Der Zielkonflikt bleibt
Der Bankkredit ermöglicht es den Kreditnehmern, ein Leistungsbilanzdefizit zu realisieren. Sie dürfen temporär mehr Konsumgüter oder Investitionsgüter kaufen, als sie selbst an Einkommen erwerben. Erst später, sofern der Kredit zurückgezahlt wird, kann der Bäcker ebenfalls mehr als sein Einkommen konsumieren.
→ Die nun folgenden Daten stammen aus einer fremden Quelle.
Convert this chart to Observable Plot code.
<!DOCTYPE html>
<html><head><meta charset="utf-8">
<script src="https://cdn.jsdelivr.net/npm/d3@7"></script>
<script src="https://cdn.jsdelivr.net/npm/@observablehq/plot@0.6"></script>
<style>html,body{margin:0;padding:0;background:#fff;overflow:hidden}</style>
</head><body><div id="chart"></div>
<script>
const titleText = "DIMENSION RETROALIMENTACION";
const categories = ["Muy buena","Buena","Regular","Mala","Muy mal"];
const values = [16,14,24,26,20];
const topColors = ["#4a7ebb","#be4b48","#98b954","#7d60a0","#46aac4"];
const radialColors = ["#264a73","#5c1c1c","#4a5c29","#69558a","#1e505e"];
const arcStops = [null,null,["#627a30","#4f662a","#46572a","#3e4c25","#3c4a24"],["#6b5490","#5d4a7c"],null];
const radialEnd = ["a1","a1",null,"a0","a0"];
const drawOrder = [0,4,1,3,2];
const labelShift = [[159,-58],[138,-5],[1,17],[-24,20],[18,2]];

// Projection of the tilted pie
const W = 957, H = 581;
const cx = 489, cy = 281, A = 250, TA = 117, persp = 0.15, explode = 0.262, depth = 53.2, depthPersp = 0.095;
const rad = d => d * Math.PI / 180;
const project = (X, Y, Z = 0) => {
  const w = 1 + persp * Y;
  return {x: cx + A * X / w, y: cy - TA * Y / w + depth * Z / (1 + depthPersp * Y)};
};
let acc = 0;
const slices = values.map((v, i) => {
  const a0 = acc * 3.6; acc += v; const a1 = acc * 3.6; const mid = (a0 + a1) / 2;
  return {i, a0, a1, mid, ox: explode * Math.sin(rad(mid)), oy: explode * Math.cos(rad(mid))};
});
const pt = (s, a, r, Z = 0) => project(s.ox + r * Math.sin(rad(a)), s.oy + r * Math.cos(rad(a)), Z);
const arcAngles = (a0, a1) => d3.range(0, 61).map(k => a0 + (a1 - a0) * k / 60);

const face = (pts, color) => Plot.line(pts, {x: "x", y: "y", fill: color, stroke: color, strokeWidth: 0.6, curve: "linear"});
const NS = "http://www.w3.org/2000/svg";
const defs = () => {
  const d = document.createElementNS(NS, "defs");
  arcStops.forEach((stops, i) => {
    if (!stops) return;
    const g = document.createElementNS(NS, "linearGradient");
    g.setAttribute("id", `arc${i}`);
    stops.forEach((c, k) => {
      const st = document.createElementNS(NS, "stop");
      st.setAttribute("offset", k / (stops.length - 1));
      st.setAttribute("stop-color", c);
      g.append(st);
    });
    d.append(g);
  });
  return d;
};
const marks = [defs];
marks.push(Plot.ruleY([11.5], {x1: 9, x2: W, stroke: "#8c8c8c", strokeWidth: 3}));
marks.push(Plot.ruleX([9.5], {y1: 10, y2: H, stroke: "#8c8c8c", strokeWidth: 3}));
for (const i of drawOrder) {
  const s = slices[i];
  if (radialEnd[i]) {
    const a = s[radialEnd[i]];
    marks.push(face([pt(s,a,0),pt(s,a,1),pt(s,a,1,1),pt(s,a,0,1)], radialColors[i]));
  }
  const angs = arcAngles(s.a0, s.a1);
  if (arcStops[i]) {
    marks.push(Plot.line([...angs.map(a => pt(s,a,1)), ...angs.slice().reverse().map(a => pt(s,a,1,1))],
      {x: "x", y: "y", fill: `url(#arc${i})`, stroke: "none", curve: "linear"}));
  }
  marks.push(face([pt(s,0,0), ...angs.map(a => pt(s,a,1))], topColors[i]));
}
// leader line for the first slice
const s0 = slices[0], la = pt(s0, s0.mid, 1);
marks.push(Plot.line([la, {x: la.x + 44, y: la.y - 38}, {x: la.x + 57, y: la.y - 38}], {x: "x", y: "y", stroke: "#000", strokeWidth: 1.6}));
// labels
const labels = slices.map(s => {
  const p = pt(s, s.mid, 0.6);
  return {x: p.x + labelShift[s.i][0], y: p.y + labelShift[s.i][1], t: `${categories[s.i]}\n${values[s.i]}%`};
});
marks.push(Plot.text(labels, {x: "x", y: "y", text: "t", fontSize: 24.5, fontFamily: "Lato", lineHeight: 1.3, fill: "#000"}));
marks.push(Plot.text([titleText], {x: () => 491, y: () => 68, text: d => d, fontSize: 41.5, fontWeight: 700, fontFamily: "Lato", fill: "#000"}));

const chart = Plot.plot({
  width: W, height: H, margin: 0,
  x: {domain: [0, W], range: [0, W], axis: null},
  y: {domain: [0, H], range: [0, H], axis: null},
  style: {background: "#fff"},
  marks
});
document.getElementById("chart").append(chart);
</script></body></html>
Horn und Lindner behaupten nun, dass es keinen Zielkonflikt zwischen der Verwendung der Ersparnis für die eigene Investition und den Kapitalexport gibt. Dabei gehen sie, ohne dies zu benennen, vom keynesianischen Spezialfall der Unterbeschäftigung des Bäckers aus. Richtig ist, dass ein Mehr an Nachfrage nach Brot in diesem Fall beim Bäcker mehr Einkommen und bei gegebenem Konsum und gegebener Investition mehr Ersparnis und Kapitalexport bedeutet. Aber das heißt nicht, dass es keinen Zielkonflikt gibt. Je mehr Kapital der Bäcker über seine Bank exportiert, desto weniger kann er selbst konsumieren oder in neue Öfen investieren.
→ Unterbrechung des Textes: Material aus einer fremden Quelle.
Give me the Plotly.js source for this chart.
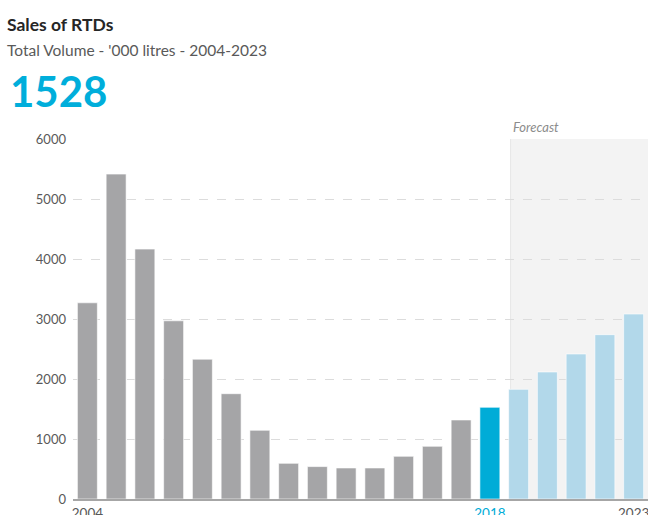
<!DOCTYPE html>
<html>
<head>
<meta charset="utf-8">
<script src="https://cdn.plot.ly/plotly-3.0.1.min.js"></script>
<style>html,body{margin:0;padding:0;background:#fff;}#chart{width:648px;height:515px;}</style>
</head>
<body>
<div id="chart"></div>
<script>
const years = ['2004','2005','2006','2007','2008','2009','2010','2011','2012','2013','2014','2015','2016','2017','2018','2019','2020','2021','2022','2023'];
const volumes = [3270, 5415, 4165, 2970, 2330, 1755, 1145, 595, 540, 517, 517, 711, 878, 1317, 1528, 1828, 2117, 2417, 2739, 3083];
const status = ['actual','actual','actual','actual','actual','actual','actual','actual','actual','actual','actual','actual','actual','actual','current','forecast','forecast','forecast','forecast','forecast'];
const tickYears = ['2004','2018','2023'];
const tickLabels = ['2004','<span style="color:#00acd7">2018</span>','2023'];
const titleText = 'Sales of RTDs';
const subtitleText = "Total Volume - '000 litres - 2004-2023";
const headline = '1528';
const forecastLabel = 'Forecast';

const palette = {actual:'#a5a5a7', current:'#00acd7', forecast:'#b2d8ea'};
const colors = status.map(s => palette[s]);
const firstForecast = status.indexOf('forecast');

const trace = {
  type:'bar', x: years, y: volumes,
  marker:{color: colors, line:{color:'#ffffff', width:0.6}},
  hoverinfo:'x+y'
};

const layout = {
  width:648, height:515,
  margin:{l:73, r:0, t:139, b:16},
  paper_bgcolor:'#ffffff', plot_bgcolor:'rgba(0,0,0,0)',
  font:{family:'Lato, "Open Sans", sans-serif', color:'#595959', size:13},
  bargap:0.306,
  showlegend:false,
  xaxis:{
    type:'category', range:[-0.5, 19.5],
    tickmode:'array', tickvals: tickYears, ticktext: tickLabels,
    showgrid:false, zeroline:false,
    showline:true, linecolor:'#a6a6a6', linewidth:2,
    ticks:'', tickfont:{size:13.5, color:'#595959'}, ticklabelstandoff:1
  },
  yaxis:{
    range:[0, 6000], tickvals:[0,1000,2000,3000,4000,5000,6000],
    showgrid:true, gridcolor:'#dcdcdc', griddash:'dash', gridwidth:1,
    zeroline:false, showline:false, ticks:'',
    tickfont:{size:13, color:'#595959'}, ticklabelstandoff:6
  },
  shapes:[{
    type:'rect', layer:'below', xref:'x', yref:'y',
    x0: firstForecast - 0.28, x1: 20, y0: 0, y1: 6000,
    fillcolor:'#f3f3f3', line:{width:0}
  },{
    type:'line', layer:'below', xref:'x', yref:'y',
    x0: firstForecast - 0.28, x1: firstForecast - 0.28, y0: 0, y1: 6000,
    line:{color:'#e6e6e6', width:1}
  }],
  annotations:[
    {text:'<b>'+titleText+'</b>', xref:'paper', yref:'paper', x:-0.118, y:1.318, xanchor:'left', yanchor:'middle', showarrow:false, font:{size:17.5, color:'#262626'}},
    {text:subtitleText, xref:'paper', yref:'paper', x:-0.118, y:1.247, xanchor:'left', yanchor:'middle', showarrow:false, font:{size:15.5, color:'#595959'}},
    {text:'<b>'+headline+'</b>', xref:'paper', yref:'paper', x:-0.113, y:1.133, xanchor:'left', yanchor:'middle', showarrow:false, font:{size:42, color:'#00aedb'}},
    {text:'<i>'+forecastLabel+'</i>', xref:'x', yref:'paper', x:15.6, y:1.033, xanchor:'center', yanchor:'middle', showarrow:false, font:{size:13, color:'#8c8c8c'}}
  ]
};

Plotly.newPlot('chart', [trace], layout, {displayModeBar:false, staticPlot:true});
</script>
</body>
</html>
Im Übrigen schafft die höhere Nachfrage beim Bäcker nicht mehr Einkommen, wenn das Bäckergewerbe bereits voll ausgelastet ist. Dann wird der Bäcker entweder die Preise erhöhen oder Bäckergesellen von seinen Konkurrenten abwerben. Dies ist der Normalfall, auf den sich Ökonomen beziehen, wenn sie längerfristige Wirtschaftsentwicklungen jenseits einer akuten Wirtschaftskrise beschreiben.
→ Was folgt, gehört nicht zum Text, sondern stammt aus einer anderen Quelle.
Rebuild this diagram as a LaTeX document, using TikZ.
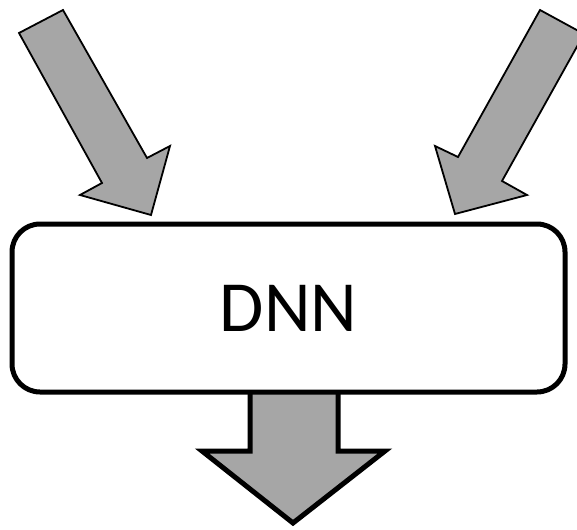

An dem Sachverhalt ändert sich auch dann nichts, wenn man die Geldschöpfung einbezieht, denn wenn es keine Inflation geben soll, muss die Zentralbank die Geldmenge unter Kontrolle halten. Investitionen und Kapitalexporte sind immer durch die verfügbaren Ersparnisse begrenzt und stehen im strikten Konflikt miteinander.
Aus dem Nichts lassen sich Ressourcen in der wirklichen Welt nun einmal nicht schaffen.